▶ _What needs to be done_:
Output the material below unchanged, apart from leaving out the pictures.

▶ _Data block_:
-- Begin --
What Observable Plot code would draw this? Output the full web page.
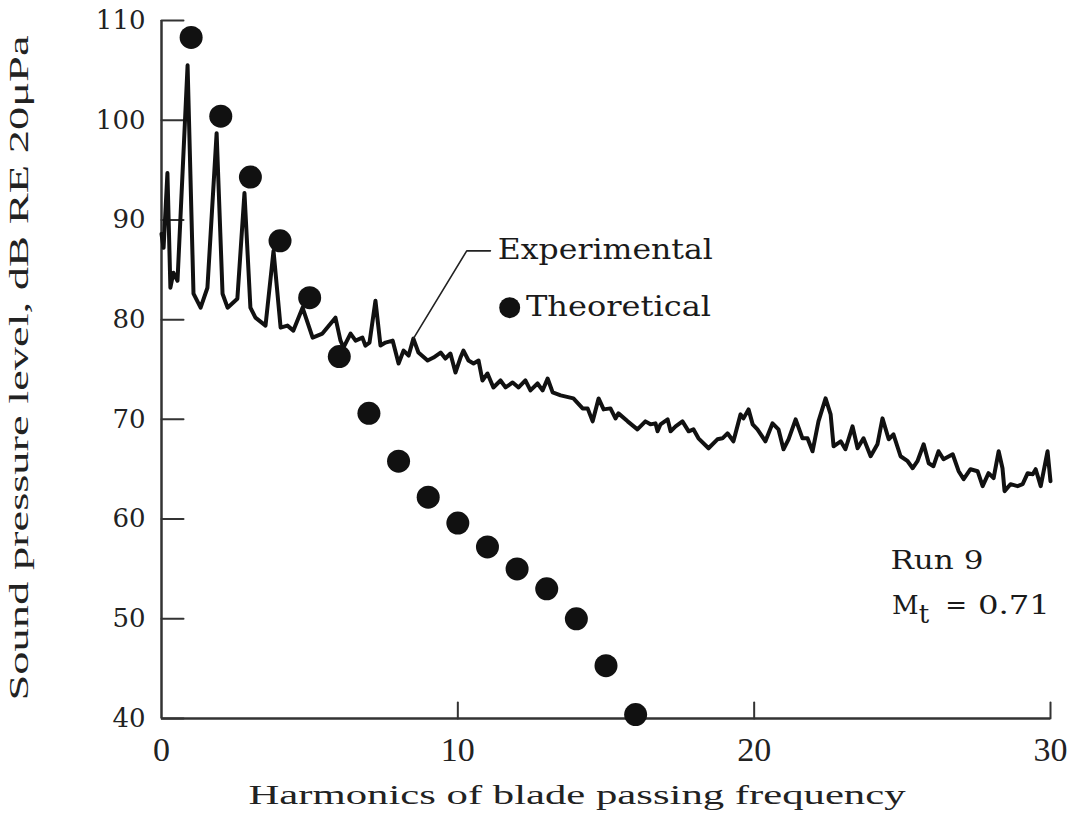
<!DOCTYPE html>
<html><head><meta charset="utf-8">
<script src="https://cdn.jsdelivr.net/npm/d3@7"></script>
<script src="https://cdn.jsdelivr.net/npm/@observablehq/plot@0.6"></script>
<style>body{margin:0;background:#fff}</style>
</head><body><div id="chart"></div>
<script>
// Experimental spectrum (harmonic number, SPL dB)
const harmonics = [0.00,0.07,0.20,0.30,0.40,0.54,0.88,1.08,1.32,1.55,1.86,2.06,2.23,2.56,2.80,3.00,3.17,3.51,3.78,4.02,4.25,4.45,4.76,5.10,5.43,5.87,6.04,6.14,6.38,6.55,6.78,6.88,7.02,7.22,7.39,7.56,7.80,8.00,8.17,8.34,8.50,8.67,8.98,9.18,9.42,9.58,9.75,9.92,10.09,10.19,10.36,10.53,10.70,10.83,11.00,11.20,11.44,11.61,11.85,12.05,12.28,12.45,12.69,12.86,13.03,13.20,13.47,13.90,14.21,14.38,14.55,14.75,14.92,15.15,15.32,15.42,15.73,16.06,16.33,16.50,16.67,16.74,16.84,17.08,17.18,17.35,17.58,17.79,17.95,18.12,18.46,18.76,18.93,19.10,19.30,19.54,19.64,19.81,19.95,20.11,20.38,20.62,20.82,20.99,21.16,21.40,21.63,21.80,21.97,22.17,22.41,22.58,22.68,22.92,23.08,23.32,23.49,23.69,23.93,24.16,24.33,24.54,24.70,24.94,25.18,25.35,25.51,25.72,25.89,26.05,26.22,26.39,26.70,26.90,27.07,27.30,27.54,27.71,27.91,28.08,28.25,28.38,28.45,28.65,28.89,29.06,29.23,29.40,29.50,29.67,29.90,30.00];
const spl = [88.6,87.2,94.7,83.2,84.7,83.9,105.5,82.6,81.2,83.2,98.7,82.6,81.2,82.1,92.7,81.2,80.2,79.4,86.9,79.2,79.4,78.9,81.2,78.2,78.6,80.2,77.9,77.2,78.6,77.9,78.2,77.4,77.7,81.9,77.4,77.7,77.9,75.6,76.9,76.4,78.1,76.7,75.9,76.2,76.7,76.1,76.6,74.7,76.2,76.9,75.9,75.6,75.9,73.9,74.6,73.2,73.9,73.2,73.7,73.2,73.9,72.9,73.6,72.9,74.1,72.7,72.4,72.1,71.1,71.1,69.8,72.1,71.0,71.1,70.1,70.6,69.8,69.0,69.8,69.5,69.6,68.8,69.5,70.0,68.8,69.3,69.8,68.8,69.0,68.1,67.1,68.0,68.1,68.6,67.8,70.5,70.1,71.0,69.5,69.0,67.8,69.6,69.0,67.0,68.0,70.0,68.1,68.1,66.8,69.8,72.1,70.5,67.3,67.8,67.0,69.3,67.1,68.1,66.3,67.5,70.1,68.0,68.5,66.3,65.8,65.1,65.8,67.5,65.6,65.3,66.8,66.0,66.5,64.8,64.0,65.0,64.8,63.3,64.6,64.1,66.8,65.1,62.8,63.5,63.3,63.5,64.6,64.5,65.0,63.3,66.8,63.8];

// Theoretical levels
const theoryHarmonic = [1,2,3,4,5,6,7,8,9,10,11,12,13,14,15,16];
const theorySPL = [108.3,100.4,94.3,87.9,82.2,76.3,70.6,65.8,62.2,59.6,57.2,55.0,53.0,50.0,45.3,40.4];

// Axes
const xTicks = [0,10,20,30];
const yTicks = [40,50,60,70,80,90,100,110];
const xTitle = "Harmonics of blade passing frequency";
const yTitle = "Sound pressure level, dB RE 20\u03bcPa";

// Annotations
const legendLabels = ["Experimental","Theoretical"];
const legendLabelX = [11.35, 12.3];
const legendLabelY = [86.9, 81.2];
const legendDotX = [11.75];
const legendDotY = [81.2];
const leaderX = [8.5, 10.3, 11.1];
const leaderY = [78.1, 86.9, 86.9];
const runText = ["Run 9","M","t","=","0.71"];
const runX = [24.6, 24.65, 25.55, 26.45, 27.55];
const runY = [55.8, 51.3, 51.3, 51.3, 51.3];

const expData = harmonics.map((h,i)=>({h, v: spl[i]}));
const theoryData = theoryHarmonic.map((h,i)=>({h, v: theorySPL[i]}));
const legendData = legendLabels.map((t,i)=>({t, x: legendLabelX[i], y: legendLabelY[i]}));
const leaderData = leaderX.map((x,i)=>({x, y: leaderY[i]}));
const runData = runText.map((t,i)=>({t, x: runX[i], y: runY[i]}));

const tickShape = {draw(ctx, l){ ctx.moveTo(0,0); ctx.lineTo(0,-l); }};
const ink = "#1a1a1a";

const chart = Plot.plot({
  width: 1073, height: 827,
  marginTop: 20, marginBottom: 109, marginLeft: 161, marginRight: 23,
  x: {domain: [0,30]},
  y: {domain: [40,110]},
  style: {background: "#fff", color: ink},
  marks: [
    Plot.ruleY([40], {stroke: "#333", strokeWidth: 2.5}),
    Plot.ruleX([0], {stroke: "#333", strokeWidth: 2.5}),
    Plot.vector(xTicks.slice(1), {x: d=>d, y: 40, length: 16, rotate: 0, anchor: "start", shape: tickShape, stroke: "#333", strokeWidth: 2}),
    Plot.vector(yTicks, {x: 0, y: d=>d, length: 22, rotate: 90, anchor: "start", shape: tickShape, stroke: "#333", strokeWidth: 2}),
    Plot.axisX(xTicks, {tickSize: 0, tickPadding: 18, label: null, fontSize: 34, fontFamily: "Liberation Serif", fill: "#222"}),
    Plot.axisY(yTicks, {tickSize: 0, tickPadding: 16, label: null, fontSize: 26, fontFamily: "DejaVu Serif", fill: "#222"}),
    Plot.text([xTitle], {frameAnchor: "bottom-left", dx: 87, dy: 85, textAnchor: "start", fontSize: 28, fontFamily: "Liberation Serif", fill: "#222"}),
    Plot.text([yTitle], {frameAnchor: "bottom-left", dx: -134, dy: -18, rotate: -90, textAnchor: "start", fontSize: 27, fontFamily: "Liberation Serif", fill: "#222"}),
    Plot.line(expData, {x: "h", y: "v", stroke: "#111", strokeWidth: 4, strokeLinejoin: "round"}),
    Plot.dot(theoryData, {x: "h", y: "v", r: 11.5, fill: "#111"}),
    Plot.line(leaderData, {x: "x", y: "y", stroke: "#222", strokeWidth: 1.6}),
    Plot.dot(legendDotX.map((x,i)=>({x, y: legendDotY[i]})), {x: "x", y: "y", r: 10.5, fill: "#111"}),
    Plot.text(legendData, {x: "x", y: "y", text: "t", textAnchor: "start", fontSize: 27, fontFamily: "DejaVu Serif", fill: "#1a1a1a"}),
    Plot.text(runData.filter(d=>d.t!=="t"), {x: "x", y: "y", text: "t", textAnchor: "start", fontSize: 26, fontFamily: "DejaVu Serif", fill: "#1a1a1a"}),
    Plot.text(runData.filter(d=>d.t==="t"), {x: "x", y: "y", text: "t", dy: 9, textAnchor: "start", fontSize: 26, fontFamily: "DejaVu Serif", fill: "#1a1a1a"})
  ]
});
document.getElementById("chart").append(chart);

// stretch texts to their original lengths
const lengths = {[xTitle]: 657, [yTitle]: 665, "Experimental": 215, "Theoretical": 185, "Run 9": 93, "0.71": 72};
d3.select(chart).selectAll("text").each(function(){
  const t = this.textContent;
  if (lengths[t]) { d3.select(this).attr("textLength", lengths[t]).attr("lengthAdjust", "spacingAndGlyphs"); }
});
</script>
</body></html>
-- End --
▶ _The result_:
What Observable Plot code would draw this? Output the full web page.
<!DOCTYPE html>
<html><head><meta charset="utf-8">
<script src="https://cdn.jsdelivr.net/npm/d3@7"></script>
<script src="https://cdn.jsdelivr.net/npm/@observablehq/plot@0.6"></script>
<style>body{margin:0;background:#fff}</style>
</head><body><div id="chart"></div>
<script>
// Experimental spectrum (harmonic number, SPL dB)
const harmonics = [0.00,0.07,0.20,0.30,0.40,0.54,0.88,1.08,1.32,1.55,1.86,2.06,2.23,2.56,2.80,3.00,3.17,3.51,3.78,4.02,4.25,4.45,4.76,5.10,5.43,5.87,6.04,6.14,6.38,6.55,6.78,6.88,7.02,7.22,7.39,7.56,7.80,8.00,8.17,8.34,8.50,8.67,8.98,9.18,9.42,9.58,9.75,9.92,10.09,10.19,10.36,10.53,10.70,10.83,11.00,11.20,11.44,11.61,11.85,12.05,12.28,12.45,12.69,12.86,13.03,13.20,13.47,13.90,14.21,14.38,14.55,14.75,14.92,15.15,15.32,15.42,15.73,16.06,16.33,16.50,16.67,16.74,16.84,17.08,17.18,17.35,17.58,17.79,17.95,18.12,18.46,18.76,18.93,19.10,19.30,19.54,19.64,19.81,19.95,20.11,20.38,20.62,20.82,20.99,21.16,21.40,21.63,21.80,21.97,22.17,22.41,22.58,22.68,22.92,23.08,23.32,23.49,23.69,23.93,24.16,24.33,24.54,24.70,24.94,25.18,25.35,25.51,25.72,25.89,26.05,26.22,26.39,26.70,26.90,27.07,27.30,27.54,27.71,27.91,28.08,28.25,28.38,28.45,28.65,28.89,29.06,29.23,29.40,29.50,29.67,29.90,30.00];
const spl = [88.6,87.2,94.7,83.2,84.7,83.9,105.5,82.6,81.2,83.2,98.7,82.6,81.2,82.1,92.7,81.2,80.2,79.4,86.9,79.2,79.4,78.9,81.2,78.2,78.6,80.2,77.9,77.2,78.6,77.9,78.2,77.4,77.7,81.9,77.4,77.7,77.9,75.6,76.9,76.4,78.1,76.7,75.9,76.2,76.7,76.1,76.6,74.7,76.2,76.9,75.9,75.6,75.9,73.9,74.6,73.2,73.9,73.2,73.7,73.2,73.9,72.9,73.6,72.9,74.1,72.7,72.4,72.1,71.1,71.1,69.8,72.1,71.0,71.1,70.1,70.6,69.8,69.0,69.8,69.5,69.6,68.8,69.5,70.0,68.8,69.3,69.8,68.8,69.0,68.1,67.1,68.0,68.1,68.6,67.8,70.5,70.1,71.0,69.5,69.0,67.8,69.6,69.0,67.0,68.0,70.0,68.1,68.1,66.8,69.8,72.1,70.5,67.3,67.8,67.0,69.3,67.1,68.1,66.3,67.5,70.1,68.0,68.5,66.3,65.8,65.1,65.8,67.5,65.6,65.3,66.8,66.0,66.5,64.8,64.0,65.0,64.8,63.3,64.6,64.1,66.8,65.1,62.8,63.5,63.3,63.5,64.6,64.5,65.0,63.3,66.8,63.8];

// Theoretical levels
const theoryHarmonic = [1,2,3,4,5,6,7,8,9,10,11,12,13,14,15,16];
const theorySPL = [108.3,100.4,94.3,87.9,82.2,76.3,70.6,65.8,62.2,59.6,57.2,55.0,53.0,50.0,45.3,40.4];

// Axes
const xTicks = [0,10,20,30];
const yTicks = [40,50,60,70,80,90,100,110];
const xTitle = "Harmonics of blade passing frequency";
const yTitle = "Sound pressure level, dB RE 20\u03bcPa";

// Annotations
const legendLabels = ["Experimental","Theoretical"];
const legendLabelX = [11.35, 12.3];
const legendLabelY = [86.9, 81.2];
const legendDotX = [11.75];
const legendDotY = [81.2];
const leaderX = [8.5, 10.3, 11.1];
const leaderY = [78.1, 86.9, 86.9];
const runText = ["Run 9","M","t","=","0.71"];
const runX = [24.6, 24.65, 25.55, 26.45, 27.55];
const runY = [55.8, 51.3, 51.3, 51.3, 51.3];

const expData = harmonics.map((h,i)=>({h, v: spl[i]}));
const theoryData = theoryHarmonic.map((h,i)=>({h, v: theorySPL[i]}));
const legendData = legendLabels.map((t,i)=>({t, x: legendLabelX[i], y: legendLabelY[i]}));
const leaderData = leaderX.map((x,i)=>({x, y: leaderY[i]}));
const runData = runText.map((t,i)=>({t, x: runX[i], y: runY[i]}));

const tickShape = {draw(ctx, l){ ctx.moveTo(0,0); ctx.lineTo(0,-l); }};
const ink = "#1a1a1a";

const chart = Plot.plot({
  width: 1073, height: 827,
  marginTop: 20, marginBottom: 109, marginLeft: 161, marginRight: 23,
  x: {domain: [0,30]},
  y: {domain: [40,110]},
  style: {background: "#fff", color: ink},
  marks: [
    Plot.ruleY([40], {stroke: "#333", strokeWidth: 2.5}),
    Plot.ruleX([0], {stroke: "#333", strokeWidth: 2.5}),
    Plot.vector(xTicks.slice(1), {x: d=>d, y: 40, length: 16, rotate: 0, anchor: "start", shape: tickShape, stroke: "#333", strokeWidth: 2}),
    Plot.vector(yTicks, {x: 0, y: d=>d, length: 22, rotate: 90, anchor: "start", shape: tickShape, stroke: "#333", strokeWidth: 2}),
    Plot.axisX(xTicks, {tickSize: 0, tickPadding: 18, label: null, fontSize: 34, fontFamily: "Liberation Serif", fill: "#222"}),
    Plot.axisY(yTicks, {tickSize: 0, tickPadding: 16, label: null, fontSize: 26, fontFamily: "DejaVu Serif", fill: "#222"}),
    Plot.text([xTitle], {frameAnchor: "bottom-left", dx: 87, dy: 85, textAnchor: "start", fontSize: 28, fontFamily: "Liberation Serif", fill: "#222"}),
    Plot.text([yTitle], {frameAnchor: "bottom-left", dx: -134, dy: -18, rotate: -90, textAnchor: "start", fontSize: 27, fontFamily: "Liberation Serif", fill: "#222"}),
    Plot.line(expData, {x: "h", y: "v", stroke: "#111", strokeWidth: 4, strokeLinejoin: "round"}),
    Plot.dot(theoryData, {x: "h", y: "v", r: 11.5, fill: "#111"}),
    Plot.line(leaderData, {x: "x", y: "y", stroke: "#222", strokeWidth: 1.6}),
    Plot.dot(legendDotX.map((x,i)=>({x, y: legendDotY[i]})), {x: "x", y: "y", r: 10.5, fill: "#111"}),
    Plot.text(legendData, {x: "x", y: "y", text: "t", textAnchor: "start", fontSize: 27, fontFamily: "DejaVu Serif", fill: "#1a1a1a"}),
    Plot.text(runData.filter(d=>d.t!=="t"), {x: "x", y: "y", text: "t", textAnchor: "start", fontSize: 26, fontFamily: "DejaVu Serif", fill: "#1a1a1a"}),
    Plot.text(runData.filter(d=>d.t==="t"), {x: "x", y: "y", text: "t", dy: 9, textAnchor: "start", fontSize: 26, fontFamily: "DejaVu Serif", fill: "#1a1a1a"})
  ]
});
document.getElementById("chart").append(chart);

// stretch texts to their original lengths
const lengths = {[xTitle]: 657, [yTitle]: 665, "Experimental": 215, "Theoretical": 185, "Run 9": 93, "0.71": 72};
d3.select(chart).selectAll("text").each(function(){
  const t = this.textContent;
  if (lengths[t]) { d3.select(this).attr("textLength", lengths[t]).attr("lengthAdjust", "spacingAndGlyphs"); }
});
</script>
</body></html>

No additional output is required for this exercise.